Night People (2015)

All myths start somewhere

Writer: Gerard Lough
Director: Gerard Lough

Night People is a stylish yet unsatisfying portmanteau style film from Ireland that combines crime, science fiction and horror genres.

The frame of the movie consists of two crooks – experienced criminal Mike (Michael Parle) and newbie Luke (Jack Dean-Shepherd) – entering an empty house. They’ve been hired to burn the place down so that the owner can collect on the insurance money. Whilst waiting for the final go ahead they each tell a story.

The first of these, Mike’s, involves the discovery of a strange artefact that might or might not have connections with the Voynich Manuscript. We’re never really sure exactly what it does, but that doesn’t matter because it’s just a McGuffin in a story that is really about trust and betrayal.

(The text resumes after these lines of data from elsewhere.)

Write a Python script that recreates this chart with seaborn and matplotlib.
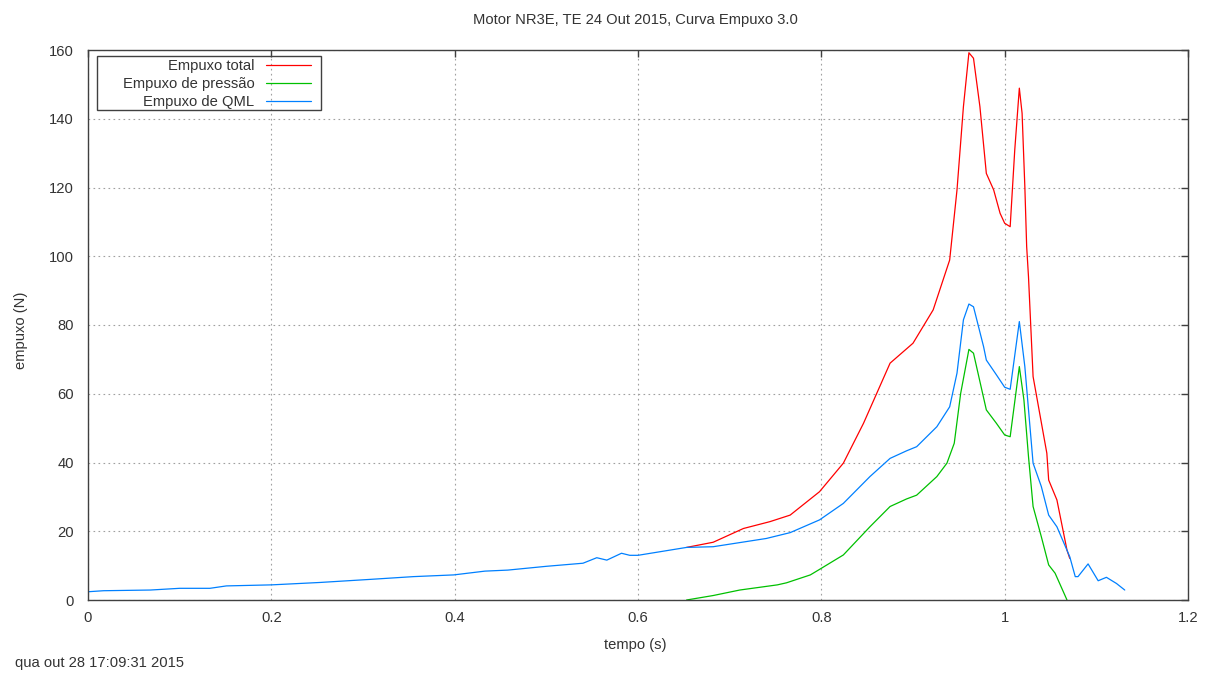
import matplotlib
matplotlib.use("Agg")
import matplotlib.pyplot as plt
import seaborn as sns
import pandas as pd
import numpy as np
from matplotlib.ticker import FuncFormatter, MultipleLocator
from matplotlib.patches import Rectangle

# ---- data ----
t_qml = [0.0, 0.017, 0.068, 0.100, 0.133, 0.151, 0.200, 0.253, 0.308, 0.355, 0.399,
         0.433, 0.458, 0.500, 0.540, 0.555, 0.566, 0.582, 0.591, 0.600, 0.653, 0.682,
         0.740, 0.766, 0.798, 0.824, 0.853, 0.875, 0.893, 0.904, 0.926, 0.940, 0.948,
         0.955, 0.961, 0.966, 0.977, 0.980, 0.991, 1.000, 1.006, 1.016, 1.022, 1.031,
         1.040, 1.048, 1.057, 1.071, 1.077, 1.080, 1.091, 1.102, 1.111, 1.122, 1.131]
y_qml = [2.4, 2.7, 2.9, 3.4, 3.4, 4.1, 4.4, 5.1, 6.0, 6.8, 7.3,
         8.4, 8.7, 9.8, 10.7, 12.3, 11.6, 13.6, 13.0, 13.0, 15.3, 15.5,
         17.9, 19.6, 23.3, 28.1, 35.9, 41.2, 43.4, 44.6, 50.4, 56.2, 66.0,
         81.5, 86.1, 85.3, 73.7, 69.8, 65.5, 61.9, 61.3, 81.0, 67.9, 39.8,
         33.0, 24.7, 21.3, 12.6, 6.8, 6.8, 10.5, 5.6, 6.6, 4.8, 2.9]

t_pres = [0.653, 0.682, 0.711, 0.752, 0.762, 0.788, 0.798, 0.824, 0.853, 0.875, 0.893,
          0.904, 0.926, 0.937, 0.945, 0.952, 0.961, 0.966, 0.980, 0.991, 1.000, 1.006,
          1.016, 1.021, 1.026, 1.031, 1.040, 1.048, 1.055, 1.068]
y_pres = [0.0, 1.3, 2.9, 4.4, 5.0, 7.3, 8.9, 13.1, 21.3, 27.2, 29.4,
          30.5, 35.9, 39.8, 45.6, 60.1, 72.9, 71.8, 55.3, 51.4, 48.0, 47.5,
          67.9, 58.2, 41.7, 27.2, 18.4, 10.2, 7.8, 0.0]

t_total = [0.653, 0.682, 0.715, 0.744, 0.766, 0.798, 0.824, 0.846, 0.875, 0.900, 0.922,
           0.940, 0.948, 0.955, 0.961, 0.966, 0.973, 0.980, 0.988, 0.995, 1.000, 1.006,
           1.011, 1.016, 1.019, 1.022, 1.024, 1.026, 1.031, 1.046, 1.048, 1.057, 1.068, 1.071]
y_total = [15.3, 16.8, 20.8, 22.8, 24.7, 31.5, 39.8, 51.4, 68.9, 74.7, 84.4,
           98.9, 119.3, 143.5, 159.2, 157.6, 143.5, 124.1, 119.3, 112.5, 109.6, 108.6,
           130.9, 148.9, 141.6, 120.3, 102.8, 94.0, 65.0, 42.7, 34.9, 29.1, 14.5, 12.1]

series_names = ["Empuxo total", "Empuxo de pressão", "Empuxo de QML"]
colors = ["#ff0000", "#00c000", "#0080ff"]

df = pd.concat([
    pd.DataFrame({"t": t_total, "y": y_total, "s": series_names[0]}),
    pd.DataFrame({"t": t_pres, "y": y_pres, "s": series_names[1]}),
    pd.DataFrame({"t": t_qml, "y": y_qml, "s": series_names[2]}),
], ignore_index=True)

sns.set_style("white")
plt.rcParams["font.family"] = ["Liberation Sans", "DejaVu Sans"]
FS = 10.6
TXT = "#333333"
plt.rcParams["font.size"] = FS

fig = plt.figure(figsize=(12.11, 6.75), dpi=100)
ax = fig.add_axes([88/1211, 1-600/675, 1100/1211, 550/675])

sns.lineplot(data=df, x="t", y="y", hue="s", hue_order=series_names,
             palette=colors, estimator=None, sort=False, linewidth=0.9, ax=ax)

ax.set_xlim(0, 1.2)
ax.set_ylim(0, 160)
ax.xaxis.set_major_locator(MultipleLocator(0.2))
ax.yaxis.set_major_locator(MultipleLocator(20))
ax.xaxis.set_major_formatter(FuncFormatter(lambda v, p: "%g" % round(v, 2)))
ax.yaxis.set_major_formatter(FuncFormatter(lambda v, p: "%g" % v))
ax.grid(True, linestyle=(0, (1.5, 3)), color="#a0a0a0", linewidth=0.8)
ax.tick_params(direction="in", length=5, width=1, top=True, right=True,
               labelsize=FS, colors="#404040", labelcolor=TXT)
ax.tick_params(axis="y", pad=10)
ax.tick_params(axis="x", pad=8)
for sp in ax.spines.values():
    sp.set_color("#404040")
    sp.set_linewidth(1)

ax.set_xlabel("tempo (s)", fontsize=FS, color=TXT)
ax.set_ylabel("empuxo (N)", fontsize=FS, color=TXT)
ax.xaxis.set_label_coords((635-88)/1100, (600-638)/550)
ax.yaxis.set_label_coords((28-88)/1100, (600-330)/550)

handles, labels = ax.get_legend_handles_labels()
leg = ax.legend(handles, labels, loc="upper right",
                bbox_to_anchor=(312/1211, 1-58/675), bbox_transform=fig.transFigure,
                borderaxespad=0, borderpad=0.05, markerfirst=False, frameon=False,
                fontsize=FS, handlelength=3.06, handletextpad=0.8,
                labelspacing=0.28)
for txt in leg.get_texts():
    txt.set_color(TXT)
fig.patches.append(Rectangle((97/1211, 1-110/675), (321-97)/1211, (110-56)/675,
                             transform=fig.transFigure, fill=False,
                             edgecolor="#404040", linewidth=1, zorder=10))

fig.text(635/1211, 1-20/675, "Motor NR3E, TE 24 Out 2015, Curva Empuxo 3.0",
         ha="center", va="center", fontsize=FS, color=TXT)
fig.text(15/1211, 1-663/675, "qua out 28 17:09:31 2015", ha="left", va="center",
         fontsize=FS, color=TXT)

fig.savefig("out.png", dpi=100)
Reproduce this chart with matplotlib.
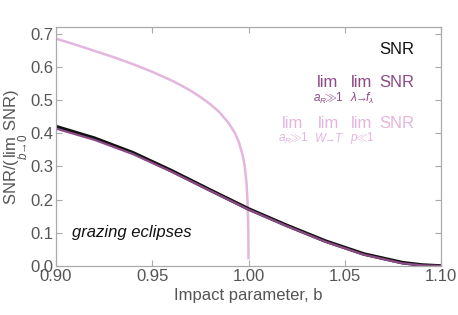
import matplotlib
matplotlib.use("Agg")
import matplotlib.pyplot as plt
import numpy as np

plt.rcParams['font.family'] = ['Liberation Sans', 'DejaVu Sans']
plt.rcParams['mathtext.fontset'] = 'custom'
plt.rcParams['mathtext.rm'] = 'Liberation Sans'
plt.rcParams['mathtext.it'] = 'Liberation Sans:italic'
plt.rcParams['mathtext.sf'] = 'Liberation Sans'

# data
b_full = [0.90, 0.92, 0.94, 0.96, 0.98, 1.00, 1.02, 1.04, 1.06, 1.08, 1.09, 1.10]
snr_exact = [0.420, 0.385, 0.341, 0.287, 0.229, 0.172, 0.122, 0.075, 0.036, 0.010, 0.003, 0.0]
snr_lim2 = [0.414, 0.380, 0.337, 0.284, 0.227, 0.170, 0.120, 0.073, 0.034, 0.008, 0.002, 0.0]

b_pink = [0.90, 0.91, 0.92, 0.93, 0.94, 0.95, 0.96, 0.965, 0.97, 0.975, 0.98, 0.985,
          0.99, 0.993, 0.995, 0.997, 0.998, 0.999, 0.9995, 0.9999, 1.0]
snr_lim3 = [0.685, 0.667, 0.648, 0.629, 0.608, 0.585, 0.559, 0.544, 0.528, 0.509, 0.488, 0.463,
            0.428, 0.400, 0.373, 0.333, 0.302, 0.248, 0.192, 0.110, 0.02]

xticks = [0.90, 0.95, 1.00, 1.05, 1.10]
yticks = [0.0, 0.1, 0.2, 0.3, 0.4, 0.5, 0.6, 0.7]

BLACK = '#111111'
PURPLE = '#8c4a86'
PINK = '#e4b6dd'
GRAY = '#555555'

W, H = 458, 315
fig = plt.figure(figsize=(W / 100, H / 100), dpi=100)
ax = fig.add_axes([56 / W, 1 - 266 / H, (441 - 56) / W, (266 - 27) / H])

ax.plot(b_pink, snr_lim3, color=PINK, lw=1.8, solid_capstyle='butt')
ax.plot(b_full, snr_exact, color=BLACK, lw=2.6)
ax.plot(b_full, snr_lim2, color=PURPLE, lw=1.6)

ax.set_xlim(0.90, 1.10)
ax.set_ylim(0.0, 0.72)
ax.set_xticks(xticks)
ax.set_xticklabels([f'{t:.2f}' for t in xticks])
ax.set_yticks(yticks)
ax.set_yticklabels([f'{t:.1f}' for t in yticks])
ax.tick_params(direction='in', length=4, width=0.8, color='#aaaaaa',
               labelsize=12, labelcolor=GRAY, top=True, right=True, pad=2)
for s in ax.spines.values():
    s.set_color('#aaaaaa')
    s.set_linewidth(0.9)

ax.set_xlabel('Impact parameter, b', fontsize=12, color=GRAY, labelpad=3)
ax.set_ylabel(r'SNR/($\lim_{b\to0}$ SNR)', fontsize=12, color=GRAY, labelpad=0)


def px(x, y):
    return x / W, 1 - y / H


def put(x, y, s, color, size=12, style='normal', ha='left'):
    fx, fy = px(x, y)
    fig.text(fx, fy, s, color=color, fontsize=size, style=style, ha=ha, va='center')


put(72, 232, 'grazing eclipses', BLACK, size=12, style='italic')

put(414, 50, 'SNR', BLACK, ha='right')

SUB = 8.5
put(414, 83, 'SNR', PURPLE, ha='right')
put(328, 83, 'lim', PURPLE, ha='center')
put(362, 83, 'lim', PURPLE, ha='center')
put(328, 98, r'$a_R\!\!\gg\!\!1$', PURPLE, size=SUB, ha='center')
put(362, 98, r'$\lambda\!\!\to\!\! f_\lambda$', PURPLE, size=SUB, ha='center')

put(414, 124, 'SNR', PINK, ha='right')
put(293, 124, 'lim', PINK, ha='center')
put(329, 124, 'lim', PINK, ha='center')
put(362, 124, 'lim', PINK, ha='center')
put(293, 138, r'$a_R\!\!\gg\!\!1$', PINK, size=SUB, ha='center')
put(329, 138, r'$W\!\!\to\!\! T$', PINK, size=SUB, ha='center')
put(362, 138, r'$p\!\!\ll\!\!1$', PINK, size=SUB, ha='center')

fig.savefig('out.png', dpi=100)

Luke’s story is rather closer to traditional horror territory, involving Faustina (Claire Blennerhassett) who acts as a matchmaker for people with unusual sexual fetishes. She becomes involved with some very dark people who need her to do some very dark things. The theme of this story is, for me, clear from the main character’s name: the question “How far would you go?”

We then return to our framing scene for an ending that, against the odds, ties everything together. Well, sort of. A lot is left unclear with plenty of loose ends and the sort of ambiguity that Mike enjoys.

There are some interesting ideas in Night People and I wanted to like it more than I did. Direction is – apart from the shaky camera – very nice with a good visual atmosphere. In particular there are a couple of shots that look pretentious at first but are actually very significant. Acting is variable: Parle and Blennerhassett are superb, some of the others less so. The music, whilst good, is too strong in places.

The problem is the story telling. I don’t mind the fact that a lot is left ambiguous. The problem I have is that it all takes so long getting anywhere. Both the internal stories just go on and on and on with too much detail… or, as the characters might say, too many embellishments. I kept thinking “Get on with it!”. There isn’t enough there for 90 minutes let alone 108.

So an interesting idea is let down by the storytelling and a script that needs considerable trimming. If Night People was been cut down to 75 minutes or had a third internal story then I’d have enjoyed it a lot more than I did.